Do you need to add a new Reference tab? If there’s already one in the workbook, save time by cloning that tab and editing its setup.

  1. Add the tab using one of these methods:

    • Click the Tab menu > Add tab > Reference.

    • Click the Add button at the bottom of the workbook, enter a name for the tab, select the Reference tab type, and click Add.   

  2. Set up the Reference tab. The setup process involves several steps and settings organized into tabs. Many settings are automatically selected for you to save you time.

  1. Edit the name of the new tab if required. 

  2. Select the Database from which to source the data, along with the corresponding stream and value measure. The available databases and their stream and measure options depend on whatever is in your organization's Phocas site. The Budgets and Forecasts module is based on the Financial Statements module, so there will always be a financial database option. However, you might have other options, such as a Sales or Purchasing database.
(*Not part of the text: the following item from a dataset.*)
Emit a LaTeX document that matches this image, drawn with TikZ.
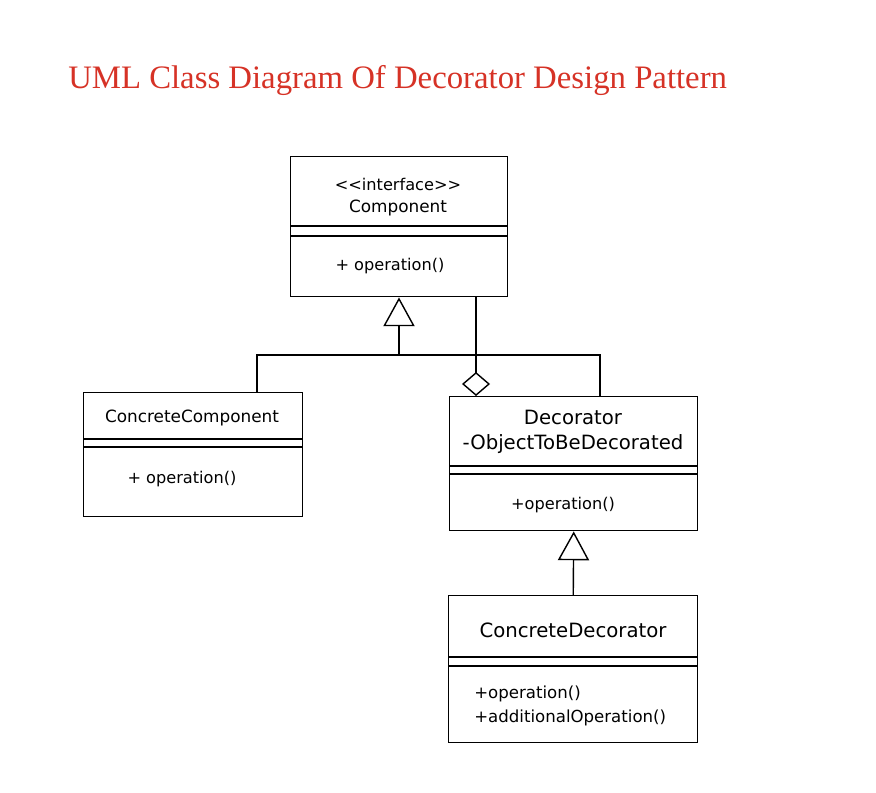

  3. Select the baseline data structure:

    1. Stream: Fill the tab with values from the selected data stream as a starting point that you can adjust later. For example, you could use your current year's actuals or the previous year’s budget values.

    2. Zeros: Fill the tab with zeros ($0.00) so you can start with a clean slate.

  4. (Applicable when using stream values) Change the default offset if required. If you're budgeting by year, the offset defaults to -1 and if you’re budgeting by month, it defaults to -12.

  5. Set the measure format to determine how the measures (numerical values) display in the grid.

  6. Leave the Include ### suspense items checkbox selected if you want unclassified items to display in the Reference tab. If you do not want to include those items, clear the checkbox.

  7. Leave the Allow users to edit values checkbox selected if you want other users to edit the data in the Reference tab. If you want to prevent users from editing the data (deactivate all workflows), clear the checkbox. You might want to do this at the end of the budget period to lock in the final budget values.

  8. (Applicable when linking to a financial database) Select the template to determine the layout of the contents on the new tab:

    • The available templates depend on the types of Profit and Loss statements your organization has created in the Financial Statements module.

    • The template determines the layout of the data. It also applies the Reverse Sign setting (displays a negative number as a positive, or vice versa) from the corresponding financial statement.

    • For example, if you are bringing in data from last year’s Profit and Loss statement, you might want to use the same Profit and Loss template as you used in the budget setup so the data is laid out the same in both the Main and Reference tabs. The following images show the difference a template can make to how the data displays in the tab.

  9. Add levels to determine how the data in the tab is organized.

    • If you are referencing a financial database and select a template, by default, the highest level (dimension) is the Profit and Loss Category, and the lowest level, where the workflow sits, is the account. You can leave the default hierarchy or add up to four more levels.

    • If referencing a financial database and not selecting a template, add at least one level, up to a maximum of four.

    • If referencing an operational database, add at least one level, up to a maximum of six.

    • To add a level, click Add level and select the dimension you want to add, then repeat to add more levels. The available dimensions depend on the source database. You can apply a level filter and drag the levels to reorder them. You can also change the level at which the workflow sits.

  10. (Optional) Apply a tab filter: Select the Filter… checkbox > select the dimension that you want to filter (you can't select one that’s been added as a level) > select the entity you want to use as the filter > click out of the window to apply your selection. See Budget filter for more information, as the concept is the same.

  11. Click Next.

(Optional) Define additional measures to drive the budget data. By default, one measure input row is included for you. You can leave it as it is and click Next to proceed or configure the measure and add additional measures.

Read the Include additional measures in the workbook page for more information.

  1. Click Save and finish. The new tab opens with the data from the other database.

  2. Review the new tab and, if required, edit the tab setup.